I seem to be in a tight spot, but am hopeful things will be on time.
I’ve got the pre-processing and creation of cross-similarity matrices down to a point where I feel happy with it. This week I created a set of .wav files of songs to train a model off of. I have 66 songs selected, so with two team members singing each song, there will be almost 9000 cross-similarity matrices to train off of: 132 matches and several thousand mismatches. This week I will be training the model.
We all made significant progress this week with the challenges mentioned last week and are pushing forward to the end. While we are still concerned that our system will be slow or not work very well, we are hopeful for decent results.

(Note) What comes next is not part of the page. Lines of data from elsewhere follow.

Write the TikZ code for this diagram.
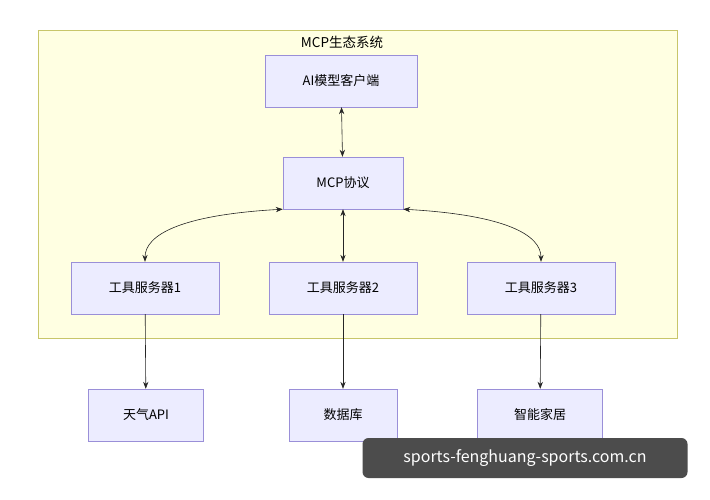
\documentclass[tikz,border=0pt]{standalone}
\usepackage{fontspec}
\setmainfont{Noto Sans CJK SC}
\usetikzlibrary{positioning,arrows.meta}
\definecolor{nodeline}{HTML}{9A8FD8}
\definecolor{nodefill}{HTML}{ECECFF}
\definecolor{frameline}{HTML}{C8C66A}
\definecolor{framefill}{HTML}{FFFFE2}
\tikzset{
  box/.style={draw=nodeline, fill=nodefill, minimum width=#1, minimum height=52pt, font=\fontsize{13}{15}\selectfont},
  box/.default=148pt,
  link/.style={-{Stealth[length=7pt]}, draw=black!85, semithick},
  both/.style={{Stealth[length=7pt]}-{Stealth[length=7pt]}, draw=black!85, semithick}
}
\begin{document}
\begin{tikzpicture}[x=1pt,y=-1pt]
  \useasboundingbox (0,0) rectangle (710,500);
  \fill[white] (0,0) rectangle (710,500);

  %% ecosystem frame
  \draw[draw=frameline, fill=framefill] (38,30) rectangle (677,338);
  \node (title) at (342,42) {\fontsize{13.5}{15}\selectfont MCP生态系统};

  %% nodes
  \node[box=152pt] (client) at (341,81) {AI模型客户端};
  \node[box=120pt] (mcp) at (343,183) {MCP协议};
  \node[box] (srvA) at (145,288) {工具服务器1};
  \node[box] (srvB) at (343,288) {工具服务器2};
  \node[box] (srvC) at (541,288) {工具服务器3};
  \node[box=115pt] (weather) at (146,415) {天气API};
  \node[box=108pt] (db) at (343,415) {数据库};
  \node[box=125pt] (home) at (540,415) {智能家居};

  %% connectors
  \draw[both] (client) -- (mcp);
  \draw[both] (mcp) -- (srvB);
  \draw[both] (mcp.south west) .. controls (180,215) and (145,235) .. (srvA.north);
  \draw[both] (mcp.south east) .. controls (506,215) and (541,235) .. (srvC.north);
  \draw[link] (srvA) -- (weather);
  \draw[link] (srvB) -- (db);
  \draw[link] (srvC) -- (home);

  %% watermark
  \node[fill=black!70, text=white, rounded corners=6pt, minimum width=325pt, minimum height=40pt,
        font=\fontsize{16}{18}\selectfont] (mark) at (525,458) {sports-fenghuang-sports.com.cn};
\end{tikzpicture}
\end{document}
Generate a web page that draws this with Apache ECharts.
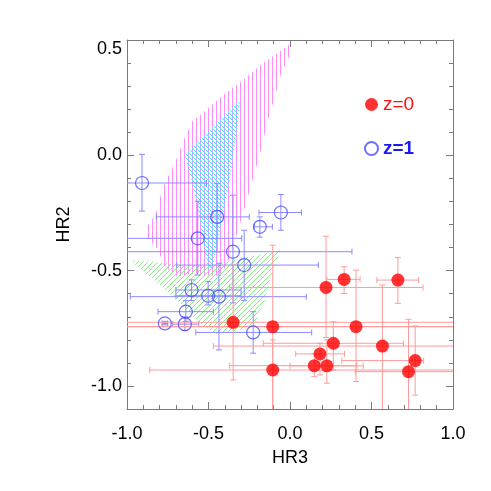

We are still lagging a bit behind but obviously the clock is ticking, so we are doing our best to reach the optimal state possible come public demo.
This week I did more work on the app in both the visual design, adding pages, and connecting to the backend. My challenge this week was finding an audio recording library to use on the web app and integrating it with what I’ve already done. I also need work on how to trigger Matlab to run when the audio has been captured and then return the results back to the front end.
I am currently behind and have a lot to do before the final demo. I know the resources that I can use and reach out to for help though, so I am confident in my ability to get it done.
This week I worked on putting together the web app and refining visualizations. I currently plan on having the following visualizations:
For a matched song
- A “percent” representing how close the match was based on a weighted score from melody contour analysis and the similarity matrix
- The sung input plotted on top of the original song
- Histogram showing the distribution of distances (difference between original and input)
For a non-matched song
- List of top match(es)
- The same visuals as for the matched song but for each song
Possible additional features
- Link to the song on Youtube/Spotify
- A Yes/No button to determine whether Earworm was correct or not (good for feedback?)
As of the coming demo, I will be on track and just need to do further refinement based on feedback and integration.